El maratón, como tantas otras pruebas de fondo, no es más que una metáfora de la vida, como lo es también la arquitectura. Una larga preparación hasta que un hombre normal, una ciudad, un arquitecto, deciden presentarse a la prueba de su vida, un maratón, una olimpiada, un edificio. Nervios durante la salida y una larguísima prueba donde la cabeza va tomando protagonismo. Llegado el kilómetro treinta, las piernas dejan de tener la importancia que se les suele adjudicar y el cerebro, pasado el treinta y cinco les arrebata la capacidad de parar. De ahí al final, al momento de la llegada, al momento de la celebración final, de la ceremonia de cierre de las olimpiadas, de la inauguración de la obra, solo queda sufrir y al final, solo muy al final, disfrutar.
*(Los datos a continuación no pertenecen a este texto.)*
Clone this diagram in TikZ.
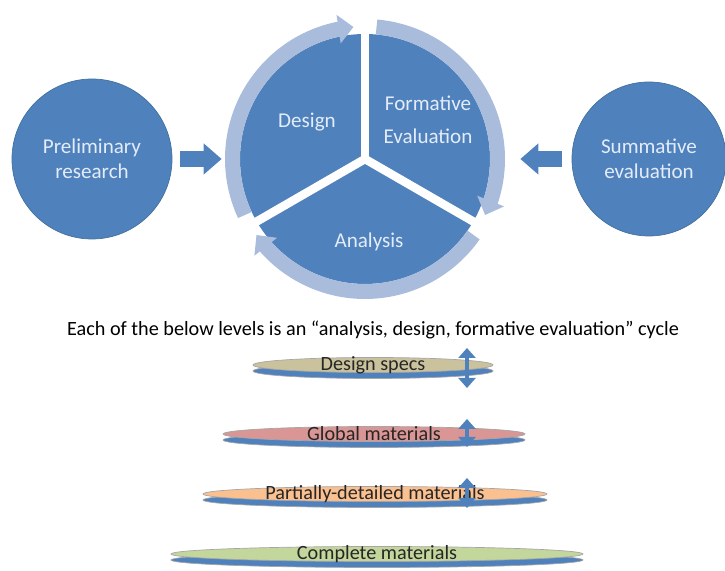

Pero ¿que sucede después? ¿Que pasa el día después del maratón? ¿que pasa con esos edificios el día después de la ceremonia de cierre de unos juegos olímpicos? ¿Acaso este decrépito bar, no tuvo su época dorada? ¿Acaso el olor a pintura nueva y los brillos cromados de la barra no llenaron de orgullo y esperanza a un dueño, hace ya años? ¿No hubo un eterno soniquete de conversaciones, solo alteradas por golpes de fichas de domino y risas en sus mesas? ¿En que momento se permitió que se convirtiera en este templo del churrete y de la mugre?

Os diré lo que me preocupa y lo que me importa de verdad desde el punto de vista arquitectónico sobre la celebración de la Olimpiada:

-Que las infraestructuras, deportivas y sociales estén dimensionadas no solo para la necesidad del evento sino también y principalmente para las necesidades de la ciudad y sus habitantes.

-Que edificios, pabellones y residencias no se conviertan en escenarios apocalípticos donde se visite el esplendor perdido de un pasado épico y efímero.

-Que el mantenimiento de todo ello esté pensado desde antes de hacerse para que años después no se descubra que es imposible de acometer la tarea de mantenerlos vivos.

Que la rentabilidad, no solo económica, sino social pueda medirse y sea lo suficientemente buena como para que la inversión merezca la pena. Aquí, no hablo de dinero, hablo de mejora de la comunidad y del beneficio social. Lo cual tampoco significa que se tenga que hipotecar el futuro de dos generaciones para pagarlo.

En definitiva, que el movimiento económico y arquitectónico tenga una repercusión suficiente y mantenida en las vidas de los ciudadanos y que muchos años mas tarde, si procede, recordemos el año de la olimpiada como el año en el que se construyó esa vivienda de alquiler que un día albergó a un campeón de jabalina y hoy sirve de techo a quien lo precise, que sea el año de la inauguración de aquella biblioteca que otrora fue lugar de descanso de deportista y que sea recordado como el año de la inversión pensada e inteligente. Ahí es nada.

-¿Qué le debo jefe?

-Uno treinta, compañero- dice sin retirar la mirada de la televisión.

Tengo que echar unas toallitas húmedas al maletín y el café tomarlo en casa.

Nota del arquitectador: Me debato entre el deseo de albergar una olimpiada en Madrid y la duda sobre su oportunidad. Os diré la verdad, no me decido, aunque como en la vida hay que arriesgar y no hacer nada no nos llevará a mejorar, me declaro abierto a que me demuestren que será bueno. Juro por Akhenaton que me alegraré mañana. En cualquier caso.